Nous invitons donc, ici, et maintenant, toutes celles et tous ceux que cette démarche intéresse, que vous soyez une simple personne, un collectif, une association, une entreprise, à laisser une adresse de courriel pour que nous puissions vous contacter directement sous peu pour les premiers échanges.
Marcher, c’est bien, se réunir et agir, c’est mieux. Il y a urgence. Regardons devant nous. Sachons mettre dès maintenant un peu d’avenir dans notre présent.
Discours sur le parvis de Parc Richelieu
Pourquoi articuler la paix à la sauvegarde du climat?
Commençons par expliciter les liens historiques entre guerre et destruction de l’environnement :
- Les guerres, depuis des siècles, sont responsables de la destruction non seulement des populations mais aussi des paysages et de la nature. Que ce soient les milliers de soldats du Moyen-Âge ou l’artillerie lourde du monde moderne, la guerre ne laisse derrière elle que la mort, la désolation, mais aussi l’appauvrissement des sols et la destruction des ressources, en modifiant profondément les paysages. La guerre pollue, par ses armes chimiques et ses balles perdues.
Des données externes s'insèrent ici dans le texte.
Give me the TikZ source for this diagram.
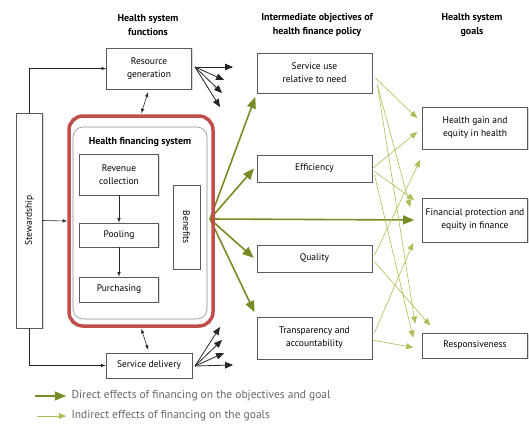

- Les pesticides et engrais chimiques apparus dans les années 70 et qui nous empoisonnent sont issus de résidus et de sous-produits de l’industrie militaire qui cherchait à l’époque activement un marché auquel les revendre. Ce sont ces produits qui ont permis de développer cette agriculture productiviste et mortifère pour la nature et pour les paysans, que l’on a connu pendant les 30 glorieuses et que les politiques libérales ont toujours encouragé. Pourtant, ce n’est pas faute d’avoir été mis en garde par de nombreuses et nombreux écologistes que l’on traitait d’hurluberlus fanatiques. Encore récemment, la jeune Greta Thunberg se faisait insulter de prophétesse apocalyptique par des membres du parti politique Les Républicains.
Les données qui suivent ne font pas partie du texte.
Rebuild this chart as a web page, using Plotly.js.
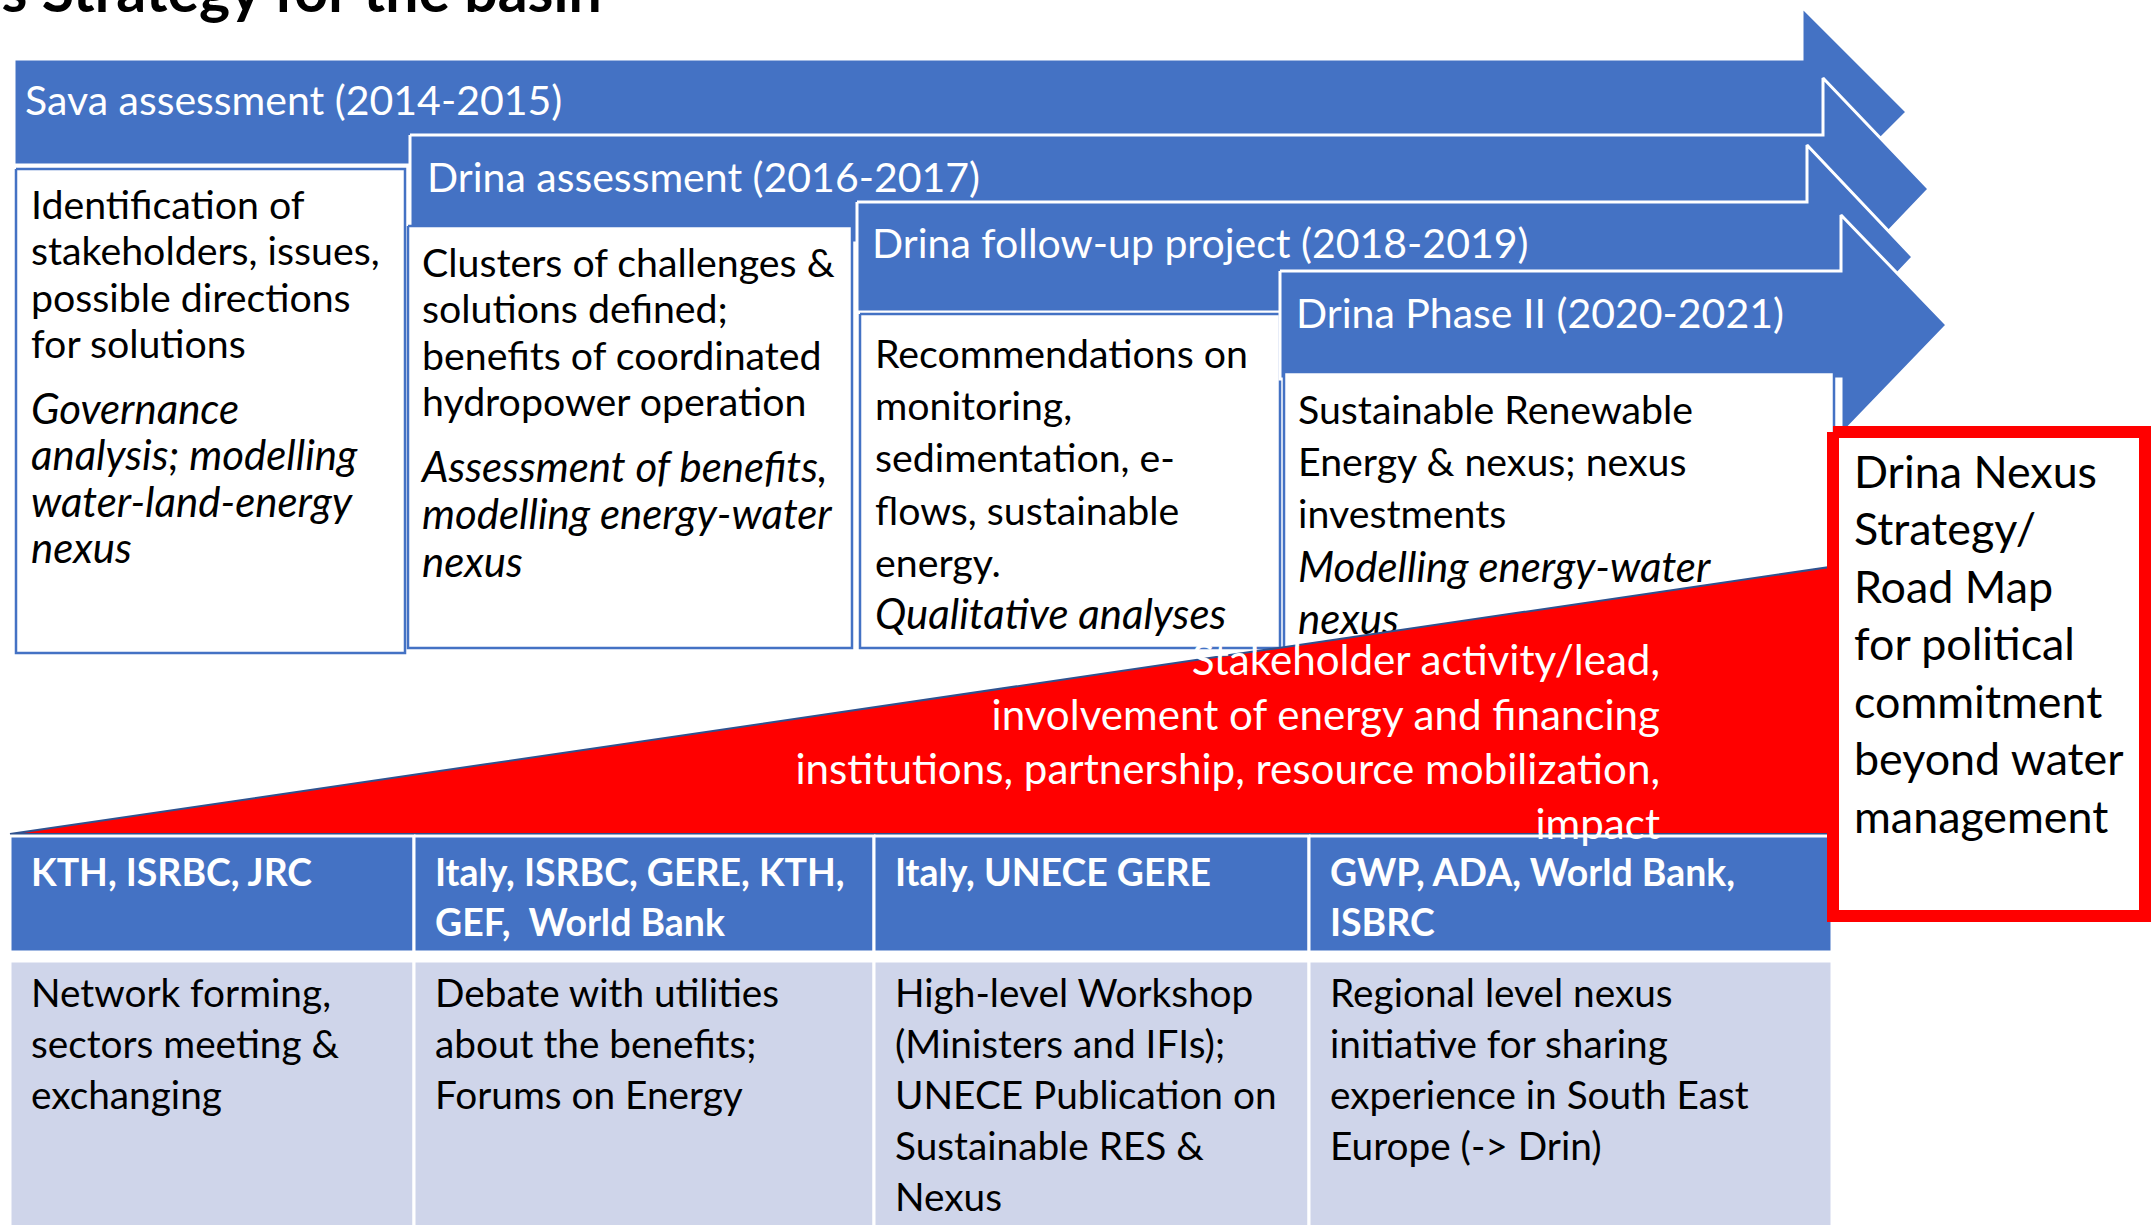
<!DOCTYPE html>
<html>
<head>
<meta charset="utf-8">
<script src="https://cdn.plot.ly/plotly-3.0.1.min.js"></script>
<style>
html,body{margin:0;padding:0;overflow:hidden;background:#ffffff;}
#chart{width:2154px;height:1225px;}
</style>
</head>
<body>
<div id="chart"></div>
<script>
// ---------------- DATA (text content of the diagram) ----------------
const titleText = 's Strategy for the basin';

const phaseNames = [
  'Sava assessment (2014-2015)',
  'Drina assessment (2016-2017)',
  'Drina follow-up project (2018-2019)',
  'Drina Phase II (2020-2021)'
];

const phaseFindings = [
  ['Identification of', 'stakeholders, issues,', 'possible directions', 'for solutions'],
  ['Clusters of challenges &', 'solutions defined;', 'benefits of coordinated', 'hydropower operation'],
  ['Recommendations on', 'monitoring,', 'sedimentation, e-', 'flows, sustainable', 'energy.'],
  ['Sustainable Renewable', 'Energy & nexus; nexus', 'investments']
];

const phaseMethods = [
  ['Governance', 'analysis; modelling', 'water-land-energy', 'nexus'],
  ['Assessment of benefits,', 'modelling energy-water', 'nexus'],
  ['Qualitative analyses'],
  ['Modelling energy-water', 'nexus']
];

const stakeholderLines = [
  'Stakeholder activity/lead,',
  'involvement of energy and financing',
  'institutions, partnership, resource mobilization,',
  'impact'
];

const partnerLines = [
  ['KTH, ISRBC, JRC'],
  ['Italy, ISRBC, GERE, KTH,', 'GEF,  World Bank'],
  ['Italy, UNECE GERE'],
  ['GWP, ADA, World Bank,', 'ISBRC']
];

const activityLines = [
  ['Network forming,', 'sectors meeting &', 'exchanging'],
  ['Debate with utilities', 'about the benefits;', 'Forums on Energy'],
  ['High-level Workshop', '(Ministers and IFIs);', 'UNECE Publication on', 'Sustainable RES &', 'Nexus'],
  ['Regional level nexus', 'initiative for sharing', 'experience in South East', 'Europe (-> Drin)']
];

const outcomeLines = ['Drina Nexus', 'Strategy/', 'Road Map', 'for political', 'commitment', 'beyond water', 'management'];

// ---------------- LAYOUT GEOMETRY & STYLE ----------------
const W = 2154, H = 1225;
const BLUE = '#4472C4', LAV = '#CFD5EA', RED = '#FF0000', EDGE = '#2F528F';
const FONT = 'Lato, "Open Sans", sans-serif';

const ARROWS = [
  {x0: 14,   xb: 1802, xt: 1907, yc: 112, bh: 53, hh: 105, lx: 25,   lb: 115},
  {x0: 410,  xb: 1823, xt: 1929, yc: 189, bh: 54, hh: 111, lx: 427,  lb: 192},
  {x0: 857,  xb: 1807, xt: 1913, yc: 257, bh: 55, hh: 112, lx: 872,  lb: 258},
  {x0: 1280, xb: 1841, xt: 1947, yc: 325, bh: 54, hh: 110, lx: 1296, lb: 328}
];
const BOXES = [
  {x0: 16,   x1: 405,  y0: 169, y1: 653, tx: 31,   rb: 219, rg: 46.5, ib: 424, ig: 46.3},
  {x0: 408,  x1: 852,  y0: 226, y1: 648, tx: 422,  rb: 277, rg: 46.5, ib: 482, ig: 47.5},
  {x0: 860,  x1: 1280, y0: 314, y1: 648, tx: 875,  rb: 368, rg: 52.2, ib: 629, ig: 52},
  {x0: 1284, x1: 1834, y0: 372, y1: 648, tx: 1298, rb: 424, rg: 52.2, ib: 582, ig: 52}
];
const TRI = {xl: 10, xr: 1830, yb: 834, yt: 567, tx: 1660, tb: 675, tg: 54.7};
const TABLE = {cols: [10, 414, 874, 1309, 1832], hy0: 836, hy1: 952, by0: 961, by1: 1240,
               pad: 21, hb: 886, hg: 50, bb: 1007, bg: 51};
const RBOX = {x0: 1833, x1: 2145, y0: 432, y1: 916, lw: 12, tx: 1854, tb: 488, tg: 57.5};
const TITLE = {x: 1.5, b: 12};

// ---------------- font-size fitting (match reference text widths) ----------------
const ctx = document.createElement('canvas').getContext('2d');
function measure(t, weight, style) {
  ctx.font = (style || 'normal') + ' ' + (weight || 'normal') + ' 100px Lato';
  return ctx.measureText(t).width;
}
function fit(pairs, weight, style) {
  let s = 0;
  pairs.forEach(p => { s += 100 * p[1] / measure(p[0], weight, style); });
  return s / pairs.length;
}
const S_TITLE = fit([[titleText, 603]], 'bold');
const S_LABEL = fit([[phaseNames[0], 540], [phaseNames[1], 554], [phaseNames[2], 658], [phaseNames[3], 484]]);
const S_BOX = fit([[phaseFindings[0][1], 350], [phaseFindings[1][0], 410], [phaseFindings[2][0], 375], [phaseFindings[3][0], 395]]);
const S_ITAL = fit([[phaseMethods[0][1], 327], [phaseMethods[1][1], 414], [phaseMethods[2][0], 345], [phaseMethods[3][0], 415]], 'normal', 'italic');
const S_TRI = fit([[stakeholderLines[2], 868], [stakeholderLines[1], 668]]);
const S_RBOX = fit([[outcomeLines[5], 267], [outcomeLines[4], 249], [outcomeLines[6], 257]]);
const S_HEAD = fit([[partnerLines[1][0], 411], [partnerLines[3][0], 420], [partnerLines[0][0], 272]], 'bold');
const S_BODY = fit([[activityLines[2][2], 372], [activityLines[0][1], 313], [activityLines[3][2], 421], [activityLines[1][0], 347]]);

// ---------------- trace builders ----------------
const traces = [];
function poly(xs, ys, fill, lc, lw) {
  traces.push({type: 'scatter', mode: 'lines', x: xs, y: ys, fill: 'toself', fillcolor: fill,
    line: {color: lc, width: lw, simplify: false}, hoverinfo: 'skip', showlegend: false, cliponaxis: false});
}
function rect(x0, y0, x1, y1, fill, lc, lw) {
  poly([x0, x1, x1, x0, x0], [y0, y0, y1, y1, y0], fill, lc, lw);
}
// baseline offset of a single text line relative to its anchor point, per vertical position
const BASE_SHIFT = {middle: 0.25, top: -0.25, bottom: 0.75};
function textLines(lines, x, base, gap, size, color, opts) {
  opts = opts || {};
  const pos = opts.pos || 'middle right';
  const v = pos.split(' ')[0];
  traces.push({type: 'scatter', mode: 'text',
    x: lines.map(() => x),
    y: lines.map((_, i) => base + i * gap - BASE_SHIFT[v] * size),
    text: lines,
    textposition: pos,
    textfont: {family: FONT, size: size, color: color, weight: opts.weight || 'normal', style: opts.style || 'normal'},
    hoverinfo: 'skip', showlegend: false, cliponaxis: false});
}

// phases: arrow + label + box + texts (later phases drawn over earlier ones)
phaseNames.forEach((name, i) => {
  const a = ARROWS[i], b = BOXES[i];
  poly([a.x0, a.xb, a.xb, a.xt, a.xb, a.xb, a.x0, a.x0],
       [a.yc - a.bh, a.yc - a.bh, a.yc - a.hh, a.yc, a.yc + a.hh, a.yc + a.bh, a.yc + a.bh, a.yc - a.bh],
       BLUE, '#ffffff', 3);
  textLines([name], a.lx, a.lb, 0, S_LABEL, '#ffffff');
  rect(b.x0, b.y0, b.x1, b.y1, '#ffffff', BLUE, 2.5);
  textLines(phaseFindings[i], b.tx, b.rb, b.rg, S_BOX, '#000000');
  textLines(phaseMethods[i], b.tx, b.ib, b.ig, S_ITAL, '#000000', {style: 'italic'});
});

// red wedge
poly([TRI.xl, TRI.xr, TRI.xr, TRI.xl], [TRI.yb, TRI.yt, TRI.yb, TRI.yb], RED, EDGE, 2);

// table
partnerLines.forEach((lines, i) => {
  const c0 = TABLE.cols[i], c1 = TABLE.cols[i + 1];
  rect(c0, TABLE.hy0, c1, TABLE.hy1, BLUE, '#ffffff', 3);
  rect(c0, TABLE.by0, c1, TABLE.by1, LAV, '#ffffff', 3);
});
partnerLines.forEach((lines, i) => {
  textLines(lines, TABLE.cols[i] + TABLE.pad, TABLE.hb, TABLE.hg, S_HEAD, '#ffffff', {weight: 'bold'});
  textLines(activityLines[i], TABLE.cols[i] + TABLE.pad, TABLE.bb, TABLE.bg, S_BODY, '#000000');
});

// wedge text
textLines(stakeholderLines, TRI.tx, TRI.tb, TRI.tg, S_TRI, '#ffffff', {pos: 'middle left'});

// red outcome box
rect(RBOX.x0, RBOX.y0, RBOX.x1, RBOX.y1, '#ffffff', RED, RBOX.lw);
textLines(outcomeLines, RBOX.tx, RBOX.tb, RBOX.tg, S_RBOX, '#000000');

// title (cut at top edge, as in the reference); anchored so the point stays inside the axis range
textLines([titleText], TITLE.x, TITLE.b, 0, S_TITLE, '#000000', {weight: 'bold', pos: 'top right'});

const layout = {
  width: W, height: H,
  margin: {l: 0, r: 0, t: 0, b: 0, pad: 0},
  paper_bgcolor: '#ffffff', plot_bgcolor: '#ffffff',
  showlegend: false, hovermode: false,
  xaxis: {range: [0, W], visible: false, fixedrange: true},
  yaxis: {range: [H, 0], visible: false, fixedrange: true}
};
Plotly.newPlot('chart', traces, layout, {staticPlot: true, displayModeBar: false});
</script>
</body>
</html>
- Quand on parle de guerre ou de conflit, on parle aussi de conflit social. Les populations les plus touchées par le réchauffement climatique et les pollutions sont largement les plus vulnérables et les plus pauvres du monde, en particulier les femmes et les enfants. Là aussi, les conséquences en terme de santé, d’accès à l’emploi et à la culture alimentent les inégalités sociales donc les conflits sociaux. Nous voyons bien comment l’injustice fiscale a poussé les Gilets Jaunes à rentrer en résistance et à réclamer une fiscalité plus juste et non punitive en terme d’environnement.
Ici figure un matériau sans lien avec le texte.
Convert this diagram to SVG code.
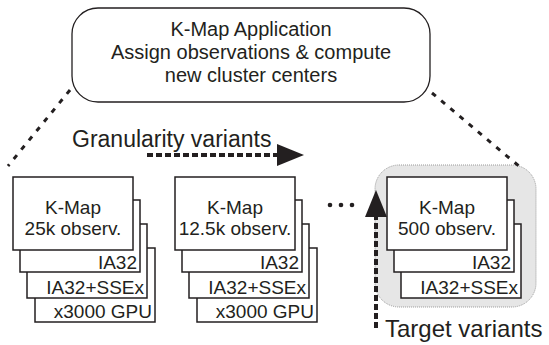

La ville de Calais, que certains et certaines disent victime de l’immigration quand d’autres y voient une richesse, prouve à travers sa politique répressive vis-à-vis des exilé⋅e⋅s de la guerre qu’elle n’est pas prête à accepter bientôt un flux d’un autre type, celui des réfugié⋅e⋅s climatiques. Les repoussera-t-elle aussi sévèrement ? Une autre question se pose : face à la montée des eaux, serons-nous nous mêmes victimes du réchauffement climatique ? Deviendrons-nous réfugié⋅e⋅s climatiques ? L’épuisement des ressources dues à la hausse des températures produit d’ores et déjà des guerres et déplace des populations. L’assèchement du lac Tchad amène les habitant⋅e⋅s à se déplacer sur d’autres terres afin de pouvoir trouver de l’eau, qui devient rare, et rentrent en conflit avec d’autres populations qui elles cherchent à défendre leurs territoires. Nous sommes entré⋅e⋅s dans un monde où l’on sera obligé⋅e⋅s de se battre pour avoir accès à l’eau.
L’analyse de ces questions nous conduit à l’évidence : les responsables du réchauffement climatique sont les mêmes que les responsables des guerres. L’exemple le plus typique est Monsanto. Cette firme créée en 1901 produisait des produits chimiques et fut partenaire de l’armée américaine dans l’élaboration de la première bombe atomique. Aujourd’hui, elle s’est recyclée dans l’industrie agro-alimentaire. Le capitalisme patriarcal et libéral détruit la planète autant qu’il détruit l’humanité et ses solidarités. En ce moment même, des forêts millénaires telles l’Amazonie brûlent et laissent des populations indigènes dans une grande détresse, pendant que d’autres se réjouissent de la place laissée à l’agriculture intensive et à un développement économique destiné à s’auto-détruire. Quand le poumon de la Terre sera mort, il sera trop tard pour trouver des solutions.
Voilà pourquoi la climat est un enjeu plus qu’essentiel pour la paix, et que la paix est un enjeu essentiel pour le climat. Nous ne pourrons pas faire face au réchauffement climatique si les rapports sociaux ne sont pas pacifiés, si il n’y a pas de justice sociale, si nous ne sommes pas uni⋅e⋅s face à un système qui nous oppresse. Créons un climat de paix et commençons à notre échelle, en s’engageant individuellement et collectivement, donc politiquement. Les deux sont complémentaires et marchent ensemble.